3 Gedanken zu „All is Lost

  1. Lol….Danke für die Vorwarnung…den muss man dann nicht sehen…ausser als Alternative zu einem Monthy Python Film 😉
    Aber ehrlich gesagt habe ich grundsätzlich noch nicht viele gute Seefahrerfilme gesehen…ausser „Das Boot“ und die BBC-Hornblower DVDs…..daher übetrascht es eher weniger. Leider.

    Zum Thema Einhandsegeln gibt es ein paar sehr gute Bücher von Menschen die dies auf den verschiedenen Routen sowie mit oder gegen die vorherrschende Windrichtung gemacht hatten. Besser wie jeder Film, insbesondere wenn man sein Vorstellungsvermögen durch eigene Seefahrer-Erfahrung anreichern kann 🙂

    Fair winds and following seas, mate!

  2. Chris, hier hast Dich aber schon a weng in ein Wendeduell mit den Machern des Films reingesteigert… 😉

    Den Film habe ich vor zwei Monaten im Flugzeug gesehn und er hat mich auch in einem Wechselbad der Gefühle zurückgelassen. Es ist schon ein sehr schönes Kammerstück, toll mal einen Film ohne Dialog zu sehen der nicht langweilig ist, aber seemännisch läßt er einem alle fünf Minuten mit einem komisch weltfremden Gefühl zurück und fragt man sich schon immer wieder, ob man selber zu wenig weiß, weil RobertR des öfters mal anders macht als man es instinktiv selber tun würde…
    Aber zB das mit dem unter Bord gehn im gischtlosen (stimmt, des sah irgendwie komisch aus) Sturm könnte schon seinen Sinn haben, da gibt es schon sinnvolle Konzepte, die nach Vorbereitung in der Kajüte durchgeführt werden.

    Auch hat er doch auch schön mit dem Seeanker gespielt um ins (nicht vorhandene) Schiffsgebiet zu kommen.
    Aber so ganz hat sich mir RobertRs Handeln mit dem hin- und wegmachne nicht erschlossen.
    Und ne EPIRB ist halt dramaturgisch ne echt fade Nummer, ein Verkehrstrennungsgebiet im Ozean aber schon.
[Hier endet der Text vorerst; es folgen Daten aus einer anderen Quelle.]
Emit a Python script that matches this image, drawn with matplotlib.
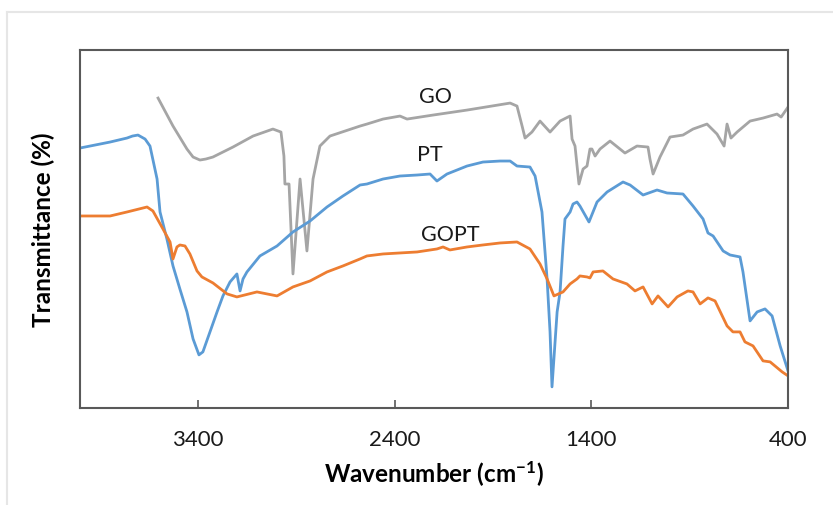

Da musst Du mit Hollywood etwas nachsichtiger sein, ist halt keine Doku auf dem Nat’l Geographic Channel.
    BTW Wo ist denn eigentlich die EPIRB von MH370….?

    Summa Summarum: Also das Ganze bietet schon noch reichlich Gesprächsstoff für den ein oder andern Abend in der Plicht…

    HIer ein paar Seiten zum Thema Sturm von Leuten, die auch sehr gute Weltumsegelungsbücher geschrieben haben, die sicher besser sind als des Buch zu „all is lost“:
    http://www.wilfried-erdmann.de/seemann/tip34_sturmsegeln.htm

    http://www.yacht.de/schenk/n005/segelklasse13.html

    BTW2 Beim a bisserl rumgooglen hab ich grad gefunden, dass des Star/Port bei Titanic doch korrekt sei, mehr dazu in der Plicht…..

    • Ich glaub, in die Kajüte geht man, wenn man nimmer aktiv Steuern kann. Dann Treibanker und Festmacher hinten raus, und hoffen, dass das den Bug gegen die Welle hält. Aber nicht wenn noch Segel steht.
      Und ich hätte als Drehbuchautor die EPIRB in den ersten Minuten zu Muß gemacht. Etwas schweres drauffallen lassen.
      Statt Verkehrstrennungsgebiet macht RR einen Strich von Singapur nach Suez, oder Mumbai-Kapstadt. Die Haie würde ich Hollywood durchgehen lassen.